Wednesday, March 17, 2004

St. Patrick's Day

I'm not a big fan of St. Patrick's day. Not being Irish or Catholic, I don't feel any particular kinship with the good Saint. I've always thought the only reason the entire country celebrates St. Patrick's day is because otherwise we don't have any really good holidays in March, unless Easter or Passover happens to fall there. That, and we're all out of red construction paper after Valentine's Day follows on the heels of Christmas, and we have to use up the rest of that green before we can get a new package for Easter.

But I understand that a lot of people are either Irish or Catholic, and as far as I know the holiday is mostly concerned with beer, so in honor of St.
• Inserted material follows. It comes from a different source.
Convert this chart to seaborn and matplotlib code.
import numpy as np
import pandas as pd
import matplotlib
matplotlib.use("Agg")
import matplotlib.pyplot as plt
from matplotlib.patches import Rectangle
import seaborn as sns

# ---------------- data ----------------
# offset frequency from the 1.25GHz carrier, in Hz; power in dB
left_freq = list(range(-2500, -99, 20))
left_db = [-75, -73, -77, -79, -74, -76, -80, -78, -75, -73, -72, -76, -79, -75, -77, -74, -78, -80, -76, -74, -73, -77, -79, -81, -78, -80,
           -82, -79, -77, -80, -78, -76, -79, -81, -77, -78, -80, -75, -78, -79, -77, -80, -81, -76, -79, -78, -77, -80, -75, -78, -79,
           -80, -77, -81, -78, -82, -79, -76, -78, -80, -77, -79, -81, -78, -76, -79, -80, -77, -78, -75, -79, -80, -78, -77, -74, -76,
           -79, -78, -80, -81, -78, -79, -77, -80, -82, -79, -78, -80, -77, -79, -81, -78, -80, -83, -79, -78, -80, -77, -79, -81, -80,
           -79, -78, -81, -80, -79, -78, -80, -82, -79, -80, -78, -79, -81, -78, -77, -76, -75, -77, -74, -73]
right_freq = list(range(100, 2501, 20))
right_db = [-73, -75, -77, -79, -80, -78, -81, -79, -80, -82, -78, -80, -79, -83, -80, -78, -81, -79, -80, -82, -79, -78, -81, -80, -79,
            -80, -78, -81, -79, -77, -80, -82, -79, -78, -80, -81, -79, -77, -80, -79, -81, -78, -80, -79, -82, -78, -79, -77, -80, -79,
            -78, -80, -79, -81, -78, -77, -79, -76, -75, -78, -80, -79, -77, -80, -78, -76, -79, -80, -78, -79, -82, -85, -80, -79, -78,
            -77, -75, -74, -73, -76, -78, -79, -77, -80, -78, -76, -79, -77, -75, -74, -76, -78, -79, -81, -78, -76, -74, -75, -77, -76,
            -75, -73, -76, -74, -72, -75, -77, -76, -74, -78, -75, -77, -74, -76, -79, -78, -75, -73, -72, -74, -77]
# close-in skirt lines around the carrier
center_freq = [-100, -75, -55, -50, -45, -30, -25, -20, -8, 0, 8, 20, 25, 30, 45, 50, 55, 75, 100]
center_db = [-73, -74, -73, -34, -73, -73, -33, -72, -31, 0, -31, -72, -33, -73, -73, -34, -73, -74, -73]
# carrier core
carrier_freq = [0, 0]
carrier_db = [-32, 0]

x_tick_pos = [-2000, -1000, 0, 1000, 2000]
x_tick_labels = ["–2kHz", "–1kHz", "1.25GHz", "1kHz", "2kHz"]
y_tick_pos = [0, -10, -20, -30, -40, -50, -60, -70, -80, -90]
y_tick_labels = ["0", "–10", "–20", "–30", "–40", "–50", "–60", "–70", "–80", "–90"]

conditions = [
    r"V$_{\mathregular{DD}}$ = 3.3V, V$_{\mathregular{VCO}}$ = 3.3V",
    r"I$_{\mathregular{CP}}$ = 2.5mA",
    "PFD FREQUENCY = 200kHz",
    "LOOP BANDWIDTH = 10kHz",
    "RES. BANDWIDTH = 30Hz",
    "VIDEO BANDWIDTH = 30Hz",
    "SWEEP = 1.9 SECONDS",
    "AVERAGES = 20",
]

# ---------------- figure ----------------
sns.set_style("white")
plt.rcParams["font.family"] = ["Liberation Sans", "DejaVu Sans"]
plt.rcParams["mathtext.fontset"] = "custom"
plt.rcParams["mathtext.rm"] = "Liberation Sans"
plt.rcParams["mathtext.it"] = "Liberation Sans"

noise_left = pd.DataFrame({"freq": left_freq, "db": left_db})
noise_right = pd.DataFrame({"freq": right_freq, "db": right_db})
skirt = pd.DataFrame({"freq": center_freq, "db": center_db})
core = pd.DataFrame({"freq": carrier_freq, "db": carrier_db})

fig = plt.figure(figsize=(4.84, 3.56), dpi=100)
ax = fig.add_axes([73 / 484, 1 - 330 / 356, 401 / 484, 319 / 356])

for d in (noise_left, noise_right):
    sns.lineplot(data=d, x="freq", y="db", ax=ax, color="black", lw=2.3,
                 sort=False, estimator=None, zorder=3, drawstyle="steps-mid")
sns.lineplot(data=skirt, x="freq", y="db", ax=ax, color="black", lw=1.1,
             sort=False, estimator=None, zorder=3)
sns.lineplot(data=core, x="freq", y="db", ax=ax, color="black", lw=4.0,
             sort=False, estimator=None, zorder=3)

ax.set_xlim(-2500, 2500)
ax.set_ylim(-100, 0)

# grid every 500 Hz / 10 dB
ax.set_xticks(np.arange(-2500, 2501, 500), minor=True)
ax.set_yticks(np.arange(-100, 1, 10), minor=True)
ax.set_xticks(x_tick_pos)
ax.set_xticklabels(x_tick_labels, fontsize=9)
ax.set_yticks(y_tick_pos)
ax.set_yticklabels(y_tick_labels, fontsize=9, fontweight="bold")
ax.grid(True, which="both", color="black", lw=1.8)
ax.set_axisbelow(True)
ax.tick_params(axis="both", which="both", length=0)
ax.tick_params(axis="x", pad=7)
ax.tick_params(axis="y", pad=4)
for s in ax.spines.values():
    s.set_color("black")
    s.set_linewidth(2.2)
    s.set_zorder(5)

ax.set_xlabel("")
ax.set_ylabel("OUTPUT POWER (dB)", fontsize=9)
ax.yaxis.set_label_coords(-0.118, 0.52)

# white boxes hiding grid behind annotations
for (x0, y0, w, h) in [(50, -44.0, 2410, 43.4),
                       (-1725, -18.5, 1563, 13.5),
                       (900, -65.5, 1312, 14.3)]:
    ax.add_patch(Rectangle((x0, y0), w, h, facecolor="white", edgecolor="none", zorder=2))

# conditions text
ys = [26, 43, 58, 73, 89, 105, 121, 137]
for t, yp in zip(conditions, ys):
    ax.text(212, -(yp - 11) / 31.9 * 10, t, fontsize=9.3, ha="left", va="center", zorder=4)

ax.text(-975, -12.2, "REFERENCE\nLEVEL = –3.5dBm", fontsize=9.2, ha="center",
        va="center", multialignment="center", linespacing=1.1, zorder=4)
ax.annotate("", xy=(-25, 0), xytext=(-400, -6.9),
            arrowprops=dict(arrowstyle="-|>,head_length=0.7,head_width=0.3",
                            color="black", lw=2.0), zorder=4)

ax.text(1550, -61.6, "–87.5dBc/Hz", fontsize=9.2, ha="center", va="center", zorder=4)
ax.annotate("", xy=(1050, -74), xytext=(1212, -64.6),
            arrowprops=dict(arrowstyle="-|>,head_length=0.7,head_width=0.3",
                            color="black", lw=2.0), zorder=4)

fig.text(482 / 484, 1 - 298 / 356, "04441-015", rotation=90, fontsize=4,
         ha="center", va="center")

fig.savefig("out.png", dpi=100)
Patrick's Day I present to you the scientific research of Arnd Leike of the University of Munich.

Dr. Leike made the important discovery that beer foam decays exponentially. He was given a 2002 IgNobel Prize for his efforts.
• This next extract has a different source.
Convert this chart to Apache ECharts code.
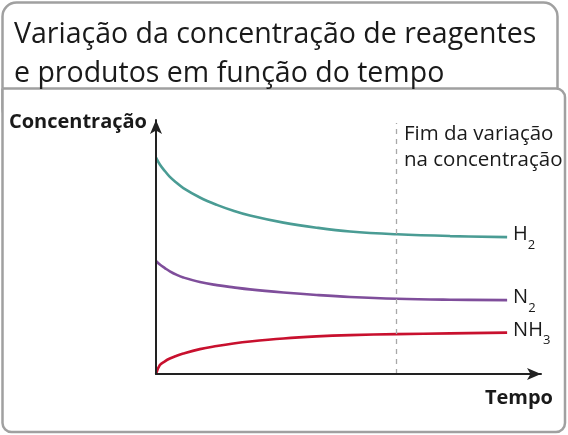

This discovery has advanced the cause of math teachers everywhere, who have sought high and low for a non-radioactive example of exponential decay to make their exams more interesting to students. Most students of advanced algebra have had little if any exposure to radioactive decay, so it proves to be a challenge to motivate them to make calculations using it. Carbon-dating only goes so far; most students are primarily interested in dating other people. And so few of them nowadays have had enough exposure to science to understand that the 226 in Radium-226 is the number of neutrons in the nucleus. But beer is a universal. All college students, even the Mormon ones, understand beer. So we thank Dr. Leike from the bottom of our glasses, I mean hearts, for helping to make math more relevant to the common man.